雖然30天已經寫完,不過之前承諾過大家要預測ithome鐵人文章的瀏覽人次,因此又多了這篇讓大家玩玩。
import os
import pandas as pd
import jieba
jieba.set_dictionary('dict.txt.big')
with open('stops.txt', 'r', encoding='utf8') as f:
stops = f.read().split('\n')
import numpy as np
import json
import matplotlib.pyplot as plt
from sklearn.preprocessing import MultiLabelBinarizer, LabelEncoder
from datetime import datetime
starttime= datetime.now()
我已經連續爬了15天的所有貼文並存成csv檔。
files = [os.path.join('articles', i) for i in os.listdir("articles")]
df = pd.DataFrame()
for f in files:
df_part = pd.read_csv(f)
df = pd.concat([df, df_part], ignore_index=True)
df["publish_datetime"] = df["publish_datetime"].apply(pd.to_datetime)
df["crawled_date"] = df["crawled_date"].apply(pd.to_datetime)
for h in ['h1', 'h2', 'h3', 'h4', 'h5', 'h6']:
df.loc[pd.notnull(df[h]), h] = df.loc[pd.notnull(df[h]), h].apply(eval)
print(len(df))
print(datetime.now()-starttime)
LabelEncoder可以幫你把類別資料轉成數值型類別。如果每一筆資料有多個標籤,MultiLabelBinarizer則會幫你自動將其Onehot Encoding,這邊把一個詞當作一個標籤,不過因為這邊詞量太大,如果用Onehot可能會有記憶體不足的狀況,因此這邊先使用索引值編碼就好,這也就是為甚麼要寫getidxs function。
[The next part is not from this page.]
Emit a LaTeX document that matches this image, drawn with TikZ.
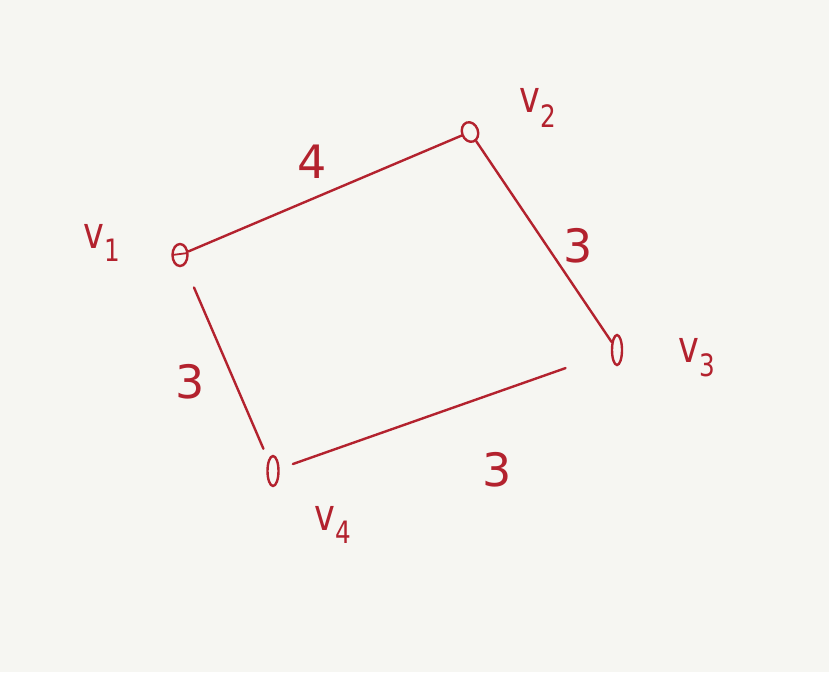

另外,我把發文後到被我爬下來的時間長轉成小時。
le_group = LabelEncoder()
le_group.fit(df['group'])
le_corpus_day = LabelEncoder()
max_corpus_day = df['corpus_day'].max()
le_corpus_day.fit(df['corpus_day'])
mlb = MultiLabelBinarizer()
term_idx_mapping = {}
def preprocess(df, train=True):
df.fillna('None', inplace=True)
df[df['corpus_day'] > max_corpus_day] = max_corpus_day ## for testing purpose
def preprocess_applyfun(row):
# combine all headers
header = ""
for h in ['h1', 'h2', 'h3', 'h4', 'h5', 'h6']:
if row[h] != "None":
header += " ".join(row[h]) + "\n"
# Tokenize
row['article_title'] = [w for w in jieba.cut(row['article_title'], cut_all=True)]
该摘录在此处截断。